The white knurled nylon knobs labeled "8" are the suspension tuning knobs. Clockwise increases spring pre-load and tension, and therfore increases the "ride height" of the suspended portion of the deck. Counter-clockwise obviously reduces spring pre-load, and therefore will lower the "ride height" in those areas of the table they serve. After removing the platter, sub-platter and belt I flipped the beast over on to 2 pillows to support the t-table gently, and also so it AVOIDS pressure on the tonearm! The tonearm hangs outside the pillows, and the headshell and cartridge were obviously removed and the tonearm was tied to the rest ass'y with "garbage bag ties" so it would stay in the rest. As seen in the .pdf image above, the knob at top right is the front of the armboard spring, the one below it is the back of the armboard spring, and the knob at the left is the laft side of the table and platter ass'y. While my method of supporting the table works, it was time consuming and dumb. I didn't expect to spend so much time messing with the tuning and I should have made an open wooden frame to leave the table right-side up and crawl underneath it, or as someoneone else suggested pile up some cinderblocks, bricks or something, and place some 2x4's across them, rest the table on that, and crawl underneath.
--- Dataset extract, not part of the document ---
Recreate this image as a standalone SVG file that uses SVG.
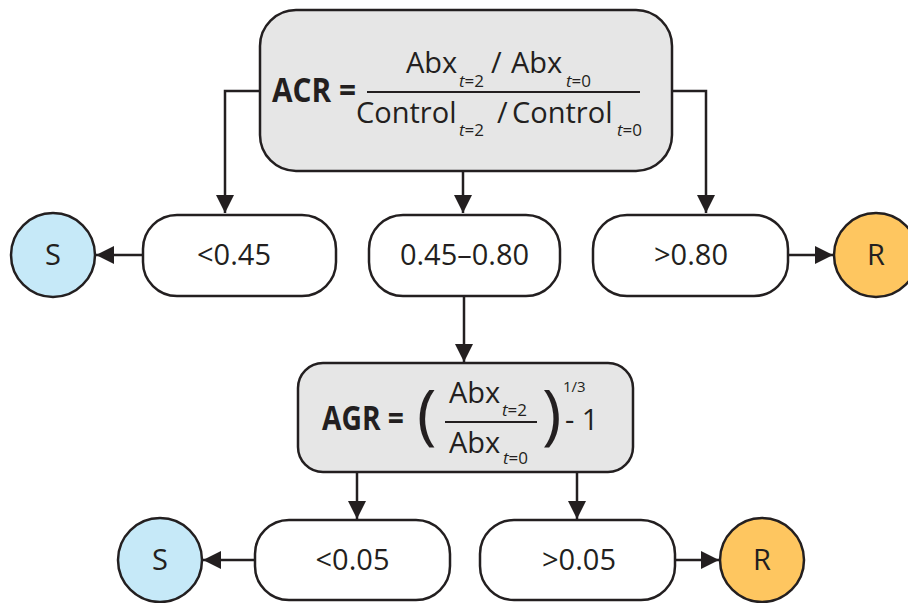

On my table, the front of the armboard spring had sagged the most and had just barely bottomed out and was not suspended anymore. I (by trial and error and a bubble level) adjusted spring pre-load on all springs so the suspended chassis-board was floating freely at approximately midway in each springs travel (by feel alone), so that there was more or less equal compression and rebound on all the springs, and the the suspended board ass'y was as level as possible (bubble level on platter and rotate platter around to check all positions). I also tried to get it to rebound more or less stright up-and-down when you pushed down on the platter ass'y at the spindle. It was impossible to get it perfect AND SATISFY my "preload and rebound" requirements, but I got it quite close. The reason it isn't perfect is because each spring had sagged to varying degrees, and therfore all had differing spring rates and compression. I had to flip it back over and re-install the sub-platter and platter to check the rebound and level obviously, after each adjust! Now you can see why I did it the long way around! I just didn't think it would take hours of flipping it over and over! One adjustment impacts the spring preload on the others to some degree, and this is why it is a "tuning procedure, and not just cranking the knobs a few times, and you're done. It took far longer than it should have- make a frame or stack some bricks and leave it upright!